Así como la caspa, la violencia “no se quita”. Muy por el contrario, se incrementa en la medida en que las condiciones que la favorecen se mantienen o se profundizan.
A la República Dominicana le ha tomado 10 años alcanzar a las naciones vecinas del continente en niveles de inseguridad alarmantes, pero ya estamos ahí, en un tú a tú con ciudades como Caracas y Bogotá, donde sacar la mano en un auto puede costar la mutilación de una mano.
En el año 1993 visité por primera vez a Caracas, Venezuela, y aquello era una agonía de los caraqueños que fustigaban la libertad de mis andanzas, los lugares donde me metía y las estaciones de metros por las que andaban. No entendía la violencia ni sabía de su dimensión.

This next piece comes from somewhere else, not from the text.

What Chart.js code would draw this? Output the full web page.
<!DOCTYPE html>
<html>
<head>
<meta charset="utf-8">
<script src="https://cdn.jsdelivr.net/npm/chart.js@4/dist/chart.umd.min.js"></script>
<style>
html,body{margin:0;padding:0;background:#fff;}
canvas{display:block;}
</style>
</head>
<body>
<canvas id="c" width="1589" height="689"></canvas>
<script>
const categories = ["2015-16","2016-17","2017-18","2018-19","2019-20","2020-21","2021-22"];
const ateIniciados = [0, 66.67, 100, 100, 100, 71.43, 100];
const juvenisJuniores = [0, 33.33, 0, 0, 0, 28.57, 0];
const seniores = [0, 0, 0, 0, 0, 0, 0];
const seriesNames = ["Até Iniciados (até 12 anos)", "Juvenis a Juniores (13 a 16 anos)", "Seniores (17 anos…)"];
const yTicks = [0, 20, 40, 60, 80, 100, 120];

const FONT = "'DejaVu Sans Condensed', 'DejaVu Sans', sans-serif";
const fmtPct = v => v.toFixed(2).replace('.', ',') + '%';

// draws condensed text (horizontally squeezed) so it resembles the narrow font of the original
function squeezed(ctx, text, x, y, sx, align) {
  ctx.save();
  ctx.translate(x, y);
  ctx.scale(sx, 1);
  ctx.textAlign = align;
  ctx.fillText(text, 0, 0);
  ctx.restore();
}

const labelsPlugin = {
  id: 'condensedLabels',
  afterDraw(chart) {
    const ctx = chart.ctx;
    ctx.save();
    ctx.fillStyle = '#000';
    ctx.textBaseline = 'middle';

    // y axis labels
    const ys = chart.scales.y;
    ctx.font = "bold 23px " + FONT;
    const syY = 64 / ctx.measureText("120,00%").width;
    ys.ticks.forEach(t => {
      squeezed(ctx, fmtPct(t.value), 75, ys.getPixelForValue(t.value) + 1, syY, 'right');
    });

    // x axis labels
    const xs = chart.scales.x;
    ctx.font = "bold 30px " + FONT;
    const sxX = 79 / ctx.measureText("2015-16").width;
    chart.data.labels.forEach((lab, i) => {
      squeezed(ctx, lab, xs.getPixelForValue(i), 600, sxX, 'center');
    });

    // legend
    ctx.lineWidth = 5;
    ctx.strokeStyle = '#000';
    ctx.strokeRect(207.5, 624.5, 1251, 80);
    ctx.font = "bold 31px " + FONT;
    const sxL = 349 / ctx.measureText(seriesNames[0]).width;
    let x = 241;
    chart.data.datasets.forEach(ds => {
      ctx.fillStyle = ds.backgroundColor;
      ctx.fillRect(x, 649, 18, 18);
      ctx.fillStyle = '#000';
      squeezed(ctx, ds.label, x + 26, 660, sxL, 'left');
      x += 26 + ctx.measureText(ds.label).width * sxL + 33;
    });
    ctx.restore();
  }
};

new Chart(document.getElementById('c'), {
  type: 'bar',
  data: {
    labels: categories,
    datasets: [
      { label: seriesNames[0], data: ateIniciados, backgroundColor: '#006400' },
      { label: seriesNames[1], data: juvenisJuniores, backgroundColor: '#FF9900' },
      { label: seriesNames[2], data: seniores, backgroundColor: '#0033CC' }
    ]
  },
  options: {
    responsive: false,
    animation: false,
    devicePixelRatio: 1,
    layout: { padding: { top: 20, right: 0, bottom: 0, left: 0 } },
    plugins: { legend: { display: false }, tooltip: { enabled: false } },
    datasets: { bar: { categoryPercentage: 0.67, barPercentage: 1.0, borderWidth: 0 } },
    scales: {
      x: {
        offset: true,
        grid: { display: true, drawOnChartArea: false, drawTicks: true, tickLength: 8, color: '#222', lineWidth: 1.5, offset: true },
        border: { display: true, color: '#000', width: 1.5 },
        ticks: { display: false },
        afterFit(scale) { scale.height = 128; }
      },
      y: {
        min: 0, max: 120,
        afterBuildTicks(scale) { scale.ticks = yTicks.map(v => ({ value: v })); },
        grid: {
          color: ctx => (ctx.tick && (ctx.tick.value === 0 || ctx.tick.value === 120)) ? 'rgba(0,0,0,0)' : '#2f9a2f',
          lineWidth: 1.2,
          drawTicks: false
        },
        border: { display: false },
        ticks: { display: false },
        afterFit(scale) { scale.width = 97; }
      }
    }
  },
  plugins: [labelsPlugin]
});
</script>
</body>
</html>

Ahora, a los dominicanos nos sucede lo mismo que a los caraqueños. No podemos caminar en el Mirador, el Faro a Colón o el Malecón, por el riesgo de que nos asalten; ciertas calles son intransitables a plena luz del día y la bondad humana ha sido sustituida por el recelo y el miedo.
Eduardo Galeano, uno de los más grandes conocedores de la sociología y la historia de América Latina, predijo en su libro “Patas arriba: la escuela del mundo al revés” que en el continente llegaría un momento en que no bastaría contratar ejércitos para protección particular, que todos estaríamos por igual a merced de los ladrones y que la vida valdría menos que una fruta podrida.
Planteaba el escritor uruguayo en su obra, escrita en los años 90, que mientras los gobiernos del continente no combatieran las razones sociales motivadoras de la llamada violencia común, nadie debería soñar, que no iba a ver paz para nadie.
Eso es precisamente lo que está sucediendo en nuestro país, algo parecido a la caspa, que no se quita y por ende será eterna la violencia. Quiera Dios que no.